* Start *
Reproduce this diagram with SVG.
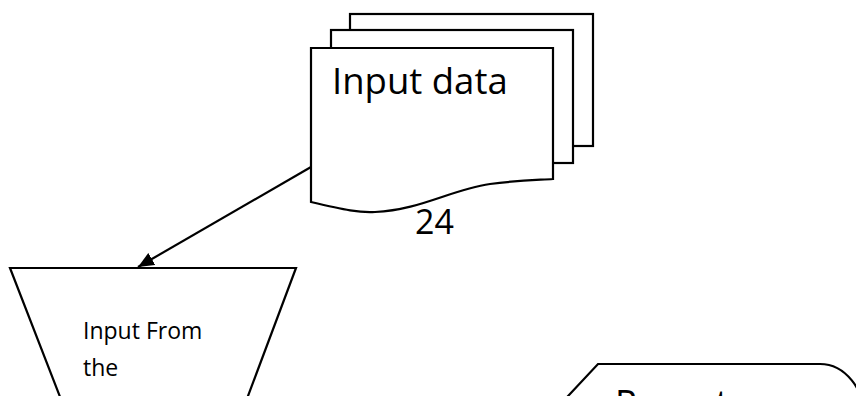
<svg xmlns="http://www.w3.org/2000/svg" width="856" height="396" viewBox="0 0 856 396">
  <style>
    .shape { fill: #ffffff; stroke: #000000; stroke-width: 2.2; }
    .txt { font-family: "Open Sans", "Liberation Sans", sans-serif; fill: #000000; }
    .conn { stroke: #000000; stroke-width: 2.2; fill: none; }
  </style>
  <defs>
    <marker id="arrow" markerUnits="userSpaceOnUse" markerWidth="18" markerHeight="16" refX="16" refY="7" orient="auto">
      <path d="M0,0 L16,7 L0,14 Z" fill="#000000"/>
    </marker>
  </defs>
  <rect width="856" height="396" fill="#ffffff"/>

  <g id="input-data">
    <rect class="shape" x="350" y="14" width="243" height="132"/>
    <rect class="shape" x="331" y="30" width="242" height="133"/>
    <path class="shape" d="M311,48 H553 V179 C540,180 520,180 490,184 C450,190 420,210 375,212 C360,213 345,210 311,202 Z"/>
    <text class="txt" x="332" y="94" font-size="36.5">Input data</text>
    <text class="txt" x="415" y="234" font-size="34">24</text>
  </g>

  <g id="connectors">
    <line class="conn" x1="311" y1="167" x2="138" y2="267" marker-end="url(#arrow)"/>
  </g>

  <g id="manual-input">
    <polygon class="shape" points="10,268 296,268 239,420 69,420"/>
    <text class="txt" x="83" y="339" font-size="23">Input From</text>
    <text class="txt" x="83" y="376" font-size="23">the</text>
  </g>

  <g id="report">
    <path class="shape" d="M555,410 L598,364 H820 A45,56 0 0 1 865,420 L555,420 Z"/>
    <text class="txt" x="615" y="416" font-size="36">Report</text>
  </g>
</svg>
* End *
Reproduce the whole listing exactly, but not the images in it.

Response to the task =
Reproduce this diagram with SVG.
<svg xmlns="http://www.w3.org/2000/svg" width="856" height="396" viewBox="0 0 856 396">
  <style>
    .shape { fill: #ffffff; stroke: #000000; stroke-width: 2.2; }
    .txt { font-family: "Open Sans", "Liberation Sans", sans-serif; fill: #000000; }
    .conn { stroke: #000000; stroke-width: 2.2; fill: none; }
  </style>
  <defs>
    <marker id="arrow" markerUnits="userSpaceOnUse" markerWidth="18" markerHeight="16" refX="16" refY="7" orient="auto">
      <path d="M0,0 L16,7 L0,14 Z" fill="#000000"/>
    </marker>
  </defs>
  <rect width="856" height="396" fill="#ffffff"/>

  <g id="input-data">
    <rect class="shape" x="350" y="14" width="243" height="132"/>
    <rect class="shape" x="331" y="30" width="242" height="133"/>
    <path class="shape" d="M311,48 H553 V179 C540,180 520,180 490,184 C450,190 420,210 375,212 C360,213 345,210 311,202 Z"/>
    <text class="txt" x="332" y="94" font-size="36.5">Input data</text>
    <text class="txt" x="415" y="234" font-size="34">24</text>
  </g>

  <g id="connectors">
    <line class="conn" x1="311" y1="167" x2="138" y2="267" marker-end="url(#arrow)"/>
  </g>

  <g id="manual-input">
    <polygon class="shape" points="10,268 296,268 239,420 69,420"/>
    <text class="txt" x="83" y="339" font-size="23">Input From</text>
    <text class="txt" x="83" y="376" font-size="23">the</text>
  </g>

  <g id="report">
    <path class="shape" d="M555,410 L598,364 H820 A45,56 0 0 1 865,420 L555,420 Z"/>
    <text class="txt" x="615" y="416" font-size="36">Report</text>
  </g>
</svg>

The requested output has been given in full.